At some point later in the year, probably by late summer, I’m going to have to get serious about figuring out how to make a living. There’s a lot of ways to do this but they all require one thing: commit to one place and stay there, either here or by returning to the U.S. for an extended period of time. I actually wouldn’t be averse to being in the States over the winter and resuming some old activities there except that it really seems, from this distant remove, that things are falling apart now in a big way. In terms of positioning myself for the future I’m not sure if it makes much sense to dive back into that environment just as it’s getting dicey when I’ve already done the hard work to blaze my path elsewhere.
The basic problem since I got here is: I like everywhere I go for different reasons, but there’s noplace I like so much that I want to be there all the time. Even if I come up with a location independent living, I still need a period of stability to do all the leg work that comes with assembling that living – whether it’s a stable recording workstation or laptop desk or some other thing – and to not have the financial pressure that comes from jumping on a plane after month or two and re-acclimating to a new place and paying tourist prices while I get settled.
After two months in the Philippines I feel like I’m closer to solving this problem without actually knowing what the answer is yet.
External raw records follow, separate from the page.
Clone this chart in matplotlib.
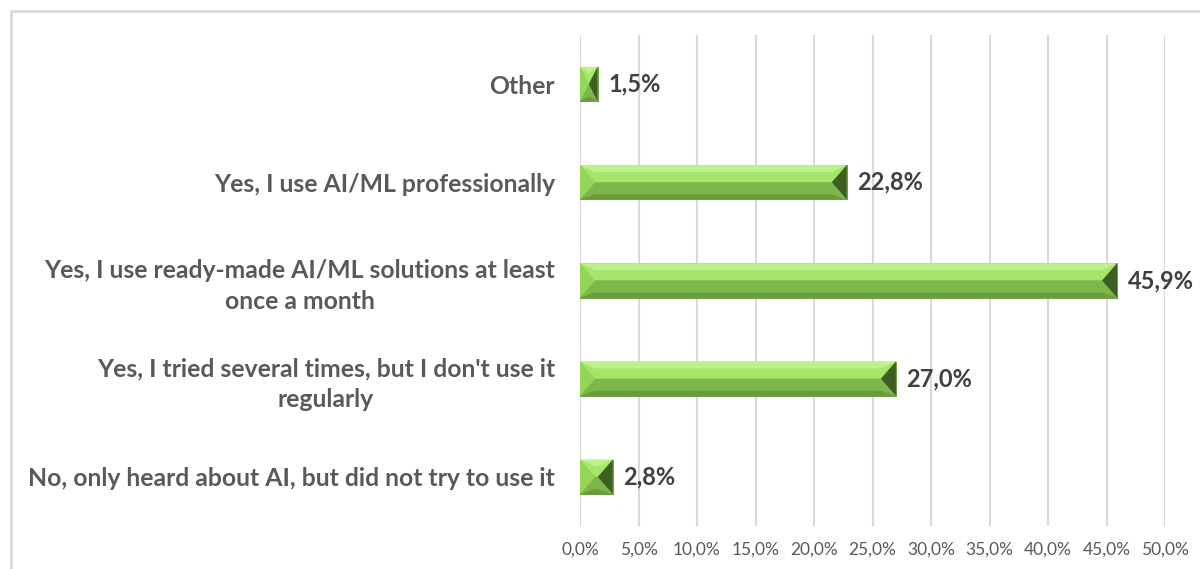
import matplotlib.pyplot as plt
from matplotlib.patches import Rectangle

plt.rcParams.update({'font.family': ['Lato', 'DejaVu Sans']})

categories = ["Other",
              "Yes, I use AI/ML professionally",
              "Yes, I use ready-made AI/ML solutions at least\nonce a month",
              "Yes, I tried several times, but I don't use it\nregularly",
              "No, only heard about AI, but did not try to use it"]
values = [1.5, 22.8, 45.9, 27.0, 2.8]
xticks = [0, 5, 10, 15, 20, 25, 30, 35, 40, 45, 50]

fig = plt.figure(figsize=(12, 5.69), dpi=100)
# light outer frame like the spreadsheet chart area
fig.patches.append(Rectangle((11/1200, -0.1), 1.2, 1 - 11/569 + 0.1, transform=fig.transFigure,
                             fill=False, edgecolor='#d9d9d9', linewidth=2))

ax = fig.add_axes([580/1200, 1 - 526/569, 585/1200, 491/569])

ypos = list(range(len(categories)))
h = 0.35
ax.barh(ypos, values, height=h, color='#8fcf52', edgecolor='#5f8f35', linewidth=0.6, zorder=3)

# bevel faces
for y, v in zip(ypos, values):
    dx = min(1.28, v / 2)
    top, bot, mid = y - h/2, y + h/2, y
    ax.fill([0, v, v - dx, dx], [top, top, mid, mid], color='#a5e56a', zorder=4, lw=0)
    ax.fill([0, v, v - dx, dx], [top, top, top + h*0.2, top + h*0.2], color='#bbf289', zorder=4, lw=0)
    ax.fill([dx, v - dx, v, 0], [mid, mid, bot, bot], color='#7db64a', zorder=4, lw=0)
    ax.fill([dx, v - dx, v, 0], [bot - h*0.15, bot - h*0.15, bot, bot], color='#6a9c3c', zorder=4, lw=0)
    ax.fill([0, dx, 0], [top, mid, bot], color='#94d558', zorder=5, lw=0)
    ax.fill([v, v - dx, v], [top, mid, bot], color='#3e5e22', zorder=5, lw=0)
    ax.text(v + 0.9, y, f"{v:.1f}%".replace('.', ','), ha='left', va='center',
            fontsize=17, fontweight='bold', color='#404040', zorder=6)

ax.set_ylim(len(categories) - 0.5, -0.5)
ax.set_xlim(0, 50)
ax.set_xticks(xticks)
ax.set_xticklabels([f"{t:.1f}%".replace('.', ',') for t in xticks], fontsize=12.5, color='#595959')
ax.set_yticks(ypos)
ax.set_yticklabels(categories, fontsize=17.8, fontweight='bold', color='#595959',
                   multialignment='center', linespacing=1.4)
ax.tick_params(axis='both', length=0)
ax.tick_params(axis='y', pad=18)
ax.tick_params(axis='x', pad=11)
ax.grid(axis='x', color='#d9d9d9', linewidth=1.5, zorder=0)
for s in ax.spines.values():
    s.set_visible(False)

plt.savefig("out.png", dpi=100)
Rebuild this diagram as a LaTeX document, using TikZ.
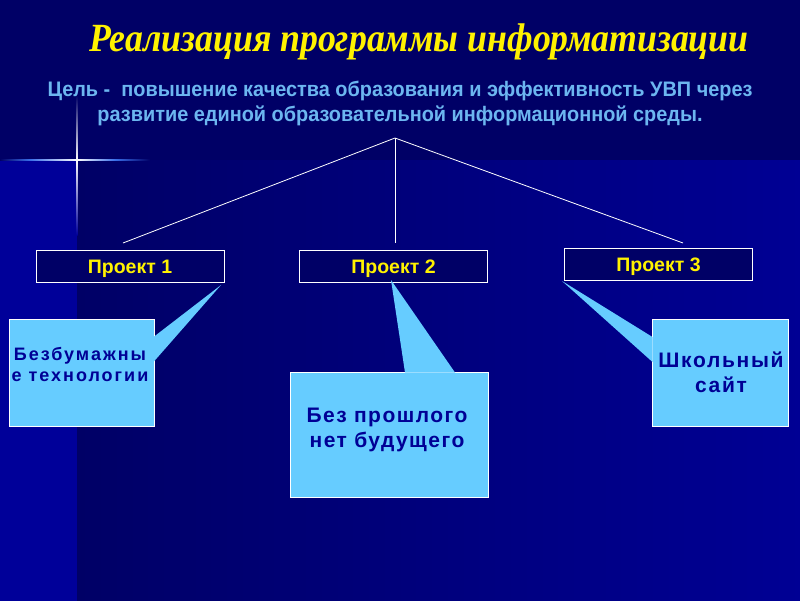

Having access to that culture and the things it does offer is something I’m loath to give up…but on the other hand, it’s hard to ignore that life is cheaper and the food options healthier just about anywhere else. Even if I decide I want to tough it out in the Phils, I’m not sure at this point if I can afford it.
But I left the U.S., first and foremost, because I was lonely and bored. And for me, the Phils is the least lonely and least boring place I’ve found to be. So it’s hard to ignore that. It might turn out to be the whole ball game for me.
My answer for now? Punt. The show is going to give me an excuse to open up my wallet and see some places I’ve wanted to go but have so far not wanted to shell out for. I’ve already seen new parts of the Phils. I plan to go to other parts of Indonesia, then hit Australia for the first time. I’m also determined to finally get back to Japan, and maybe give Vietnam another shot.
I’m hoping that by the time that’s done, and I’m under financial pressure, something will have clicked to point me in an obvious direction. Until then, I’m just going to take it day by day, and enjoy every moment.